## What is required
Leave out the pictures and set down exactly the lines from the start of the listing through the one with "YAxis, ErrorBar, ReferenceArea", both included.

_ _ _ _ _ _ _

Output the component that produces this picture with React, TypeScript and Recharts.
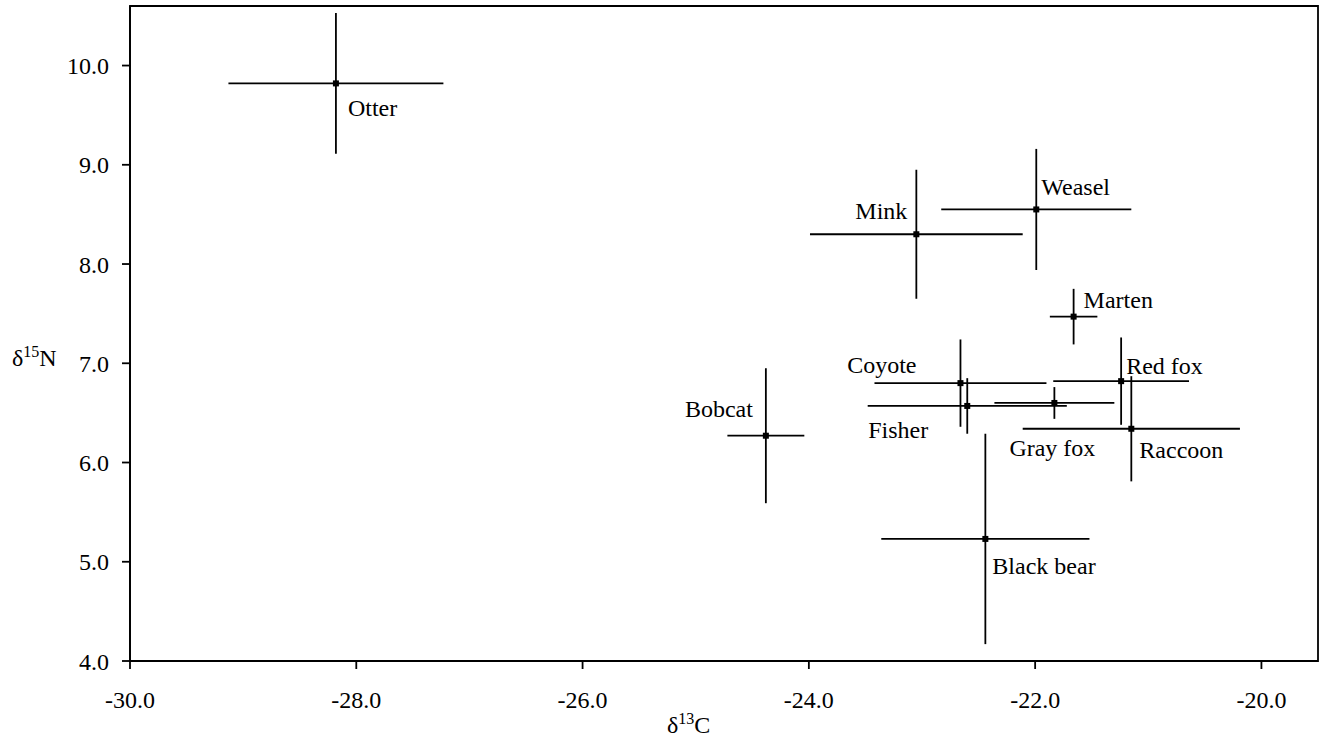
import React from "react";
import { ScatterChart, Scatter, XAxis, YAxis, ErrorBar, ReferenceArea } from "recharts";

const species = ["Otter", "Mink", "Weasel", "Marten", "Coyote", "Fisher", "Gray fox", "Red fox", "Raccoon", "Bobcat", "Black bear"];
const d13C = [-28.18, -23.05, -21.99, -21.66, -22.66, -22.6, -21.83, -21.24, -21.15, -24.38, -22.44];
const d15N = [9.82, 8.3, 8.55, 7.47, 6.8, 6.57, 6.6, 6.82, 6.34, 6.27, 5.23];
const sdC = [0.95, 0.94, 0.84, 0.21, 0.76, 0.88, 0.53, 0.6, 0.96, 0.34, 0.92];
const sdN = [0.71, 0.65, 0.61, 0.28, 0.44, 0.28, 0.16, 0.44, 0.53, 0.68, 1.06];
const xTicks = [-30, -28, -26, -24, -22, -20];
const yTicks = [4, 5, 6, 7, 8, 9, 10];

// label placement (pixel offsets from the point, baseline-based)
const LABEL_LAYOUT: Record<string, { anchor: "start" | "end" | "middle"; dx: number; dy: number }> = {
  Otter: { anchor: "start", dx: 12, dy: 33 },
  Mink: { anchor: "end", dx: -9, dy: -15 },
  Weasel: { anchor: "start", dx: 5, dy: -14 },
  Marten: { anchor: "start", dx: 10, dy: -9 },
  Coyote: { anchor: "end", dx: -44, dy: -10 },
  Fisher: { anchor: "end", dx: -39, dy: 32 },
  "Gray fox": { anchor: "start", dx: -45, dy: 53 },
  "Red fox": { anchor: "start", dx: 5, dy: -7 },
  Raccoon: { anchor: "start", dx: 8, dy: 29 },
  Bobcat: { anchor: "end", dx: -13, dy: -19 },
  "Black bear": { anchor: "start", dx: 7, dy: 35 },
};

const data = species.map((name, i) => ({ name, x: d13C[i], y: d15N[i], ex: sdC[i], ey: sdN[i] }));

const FONT = "'Liberation Serif', 'Times New Roman', serif";
const SW = 1.8;

const PointShape = (props: any) => {
  const { cx, cy, payload } = props;
  const lay = LABEL_LAYOUT[payload.name];
  return (
    <g>
      <rect x={cx - 3} y={cy - 3} width={6} height={6} fill="#000" />
      <text x={cx + lay.dx} y={cy + lay.dy} textAnchor={lay.anchor} fontFamily={FONT} fontSize={24} fill="#000">
        {payload.name}
      </text>
    </g>
  );
};

const YTitle = (props: any) => {
  const vb = props.viewBox;
  return (
    <text x={12} y={vb.y + vb.height / 2 + 32} fontFamily={FONT} fontSize={24} fill="#000">
      <tspan>δ</tspan>
      <tspan dy={-9} fontSize={16}>15</tspan>
      <tspan dy={9}>N</tspan>
    </text>
  );
};

const XTitle = (props: any) => {
  const vb = props.viewBox;
  return (
    <text x={vb.x + 537} y={733} fontFamily={FONT} fontSize={24} fill="#000">
      <tspan>δ</tspan>
      <tspan dy={-9} fontSize={16}>13</tspan>
      <tspan dy={9}>C</tspan>
    </text>
  );
};

export default function App() {
  return (
    <div style={{ position: "absolute", left: 0, top: 0, background: "#fff" }}>
      <ScatterChart width={1320} height={742} margin={{ top: 6, right: 2, bottom: 0, left: 0 }}>
        <XAxis
          type="number"
          dataKey="x"
          domain={[-30, -19.5]}
          allowDataOverflow
          ticks={xTicks}
          tickFormatter={(v: number) => v.toFixed(1)}
          height={81}
          tickSize={8}
          tickMargin={22}
          stroke="#000"
          strokeWidth={SW}
          tick={{ fill: "#000", fontFamily: FONT, fontSize: 24 }}
          label={<XTitle />}
        />
        <YAxis
          type="number"
          dataKey="y"
          domain={[4, 10.6]}
          allowDataOverflow
          ticks={yTicks}
          tickFormatter={(v: number) => v.toFixed(1)}
          width={130}
          tickSize={8}
          tickMargin={13}
          stroke="#000"
          strokeWidth={SW}
          tick={{ fill: "#000", fontFamily: FONT, fontSize: 24 }}
          label={<YTitle />}
        />
        <ReferenceArea x1={-30} x2={-19.5} y1={4} y2={10.6} fill="none" stroke="#000" strokeWidth={SW} ifOverflow="visible" />
        <Scatter data={data} isAnimationActive={false} shape={PointShape}>
          <ErrorBar dataKey="ex" direction="x" width={0} stroke="#000" strokeWidth={SW} isAnimationActive={false} />
          <ErrorBar dataKey="ey" direction="y" width={0} stroke="#000" strokeWidth={SW} isAnimationActive={false} />
        </Scatter>
      </ScatterChart>
    </div>
  );
}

_ _ _ _ _ _ _

## Output for this exercise
Output the component that produces this picture with React, TypeScript and Recharts.
import React from "react";
import { ScatterChart, Scatter, XAxis, YAxis, ErrorBar, ReferenceArea } from "recharts";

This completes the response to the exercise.